The two calls are simple here:

CRYPTO_set_locking_callback(&openssl_lock);
CRYPTO_THREADID_set_callback(&openssl_threadid);

However, the openssl_lock() requires you to have an array of mutexes. One way is not initialize the array in this way:

// a global pointer, null by default
//
std::mutex *       g_mutex = nullptr;

// the initialization code
//
g_mutex = new std::mutex[CRYPTO_num_locks()];

If you are sure that the array can be created in a global variable, then go for it. It just needs to exist by the time the callback gets called. So be careful!

The Locking Callback Function

The locking callback function needs to use the 'n' parameter it receives to know which lock is being LOCKed or UNLOCKed.

What is happening is defined in the 'mode' parameter. Here I have a standard mutex which can either be locked exclusively or unlocked. If you want to support a semaphore or some other type of mutex that can be locked non-exclusively, then you will want to take the CRYPTO_READ and CRYPTO_WRITE flags in account.

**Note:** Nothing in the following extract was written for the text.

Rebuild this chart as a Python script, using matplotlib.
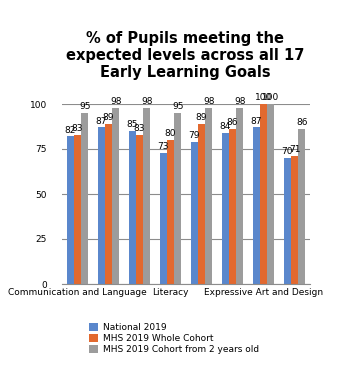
import matplotlib.pyplot as plt
import numpy as np

# Data
tick_labels = ['Communication and Language', '', '', 'Literacy', '', '',
               'Expressive Art and Design', '']
series = ['National 2019', 'MHS 2019 Whole Cohort', 'MHS 2019 Cohort from 2 years old']
national = [82, 87, 85, 73, 79, 84, 87, 70]
whole_cohort = [83, 89, 83, 80, 89, 86, 100, 71]
from_two = [95, 98, 98, 95, 98, 98, 100, 86]

colors = ['#5A87CC', '#E2692F', '#9C9C9C']

fig = plt.figure(figsize=(3.37, 3.65), dpi=100)
ax = fig.add_axes([62/337, 1 - 284/365, 248/337, 180/365])

x = np.arange(len(national))
width = 0.23
for i, (vals, name) in enumerate(zip([national, whole_cohort, from_two], series)):
    pos = x + (i - 1) * width
    ax.bar(pos, vals, width, color=colors[i], label=name, zorder=2)
    for p, v in zip(pos, vals):
        ax.text(p, v + 1, str(v), ha='center', va='bottom', fontsize=6.5, color='black')

ax.set_xlim(-0.5, len(national) - 0.5)
ax.set_ylim(0, 100)
ax.set_yticks([0, 25, 50, 75, 100])
ax.tick_params(axis='y', labelsize=6.5, length=0, pad=11)
ax.set_xticks(x)
ax.set_xticklabels(tick_labels, fontsize=6.5)
ax.tick_params(axis='x', length=0, pad=3)
ax.grid(axis='y', color='#8C8C8C', linewidth=0.8, zorder=0)
for s in ['top', 'right', 'left']:
    ax.spines[s].set_visible(False)
ax.spines['bottom'].set_color('#8C8C8C')

fig.text(0.55, 1 - 31/365, '% of Pupils meeting the\nexpected levels across all 17\nEarly Learning Goals',
         ha='center', va='top', fontsize=10.5, fontweight='bold', linespacing=1.15)

fig.legend(loc='upper left', bbox_to_anchor=(84/337, 1 - 318/365), frameon=False,
           fontsize=6.5, handlelength=1.0, handleheight=1.0, handletextpad=0.6,
           labelspacing=0.25, borderpad=0)

fig.savefig('out.png', dpi=100)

void openssl_lock(int mode, int type, char const * file, int line)
{
    if((mode & CRYPTO_LOCK) != 0)
    {
        // At this point we don't have a READ vs READ/WRITE so
        // we just lock and that's it
        //
        g_mutex[type].lock();
    }
    else
    {
        g_mutex[type].unlock();
    }
}

In my example I ignore the file and line parameters. These can be useful if you get a deadlock or such error to see what happens around the time the deadlock happens. Otherwise, as mentioned above, it's likely to flood your log file. That being said, if you are having problems, you may need to have some logs just to see that the function gets called properly.

The Thread ID Callback Function

As mentioned in the documentation, the thread ID callback function has a default so in effect it's not required to call it. The default implementation is used when you don't specify a specific thread ID.

The way the default implementation works is by using the pointer to errno as the unique identifier (i.e. the identifier does not need to be any specific identifier, it just needs to be unique for each thread.)

So the default function looks something like this:

void openssl_threadid(CRYPTO_THREADID * id)
{
    CRYPTO_THREADID_set_pointer(id, &errno);
}

On my end, I used the thread idenfier as returned by gettid(). Note, however, that this gettid() function is not often defined in the C library. If you run in that problem, I'm including a declaration right here too (I still have to use it in 16.04);

inline pid_t gettid()
{
    return syscall(SYS_gettid);
}

void openssl_threadid(CRYPTO_THREADID * id)
{
    CRYPTO_THREADID_set_numeric(id, gettid());
}

I think that the default implementation is not unlikely better because you avoid a syscall(). At least, getting the pointer to the errno should not generate a syscall() under INTEL processors (ia64, iCore, Pentium, Xeon, etc.) The errno is saved at an address which uses a specific segment register (On Pentium, it was FS. I have not looked closely at the 64 bit implementation.)

If you need really high speed, I suggest you test with a profiler and see how both implements behave.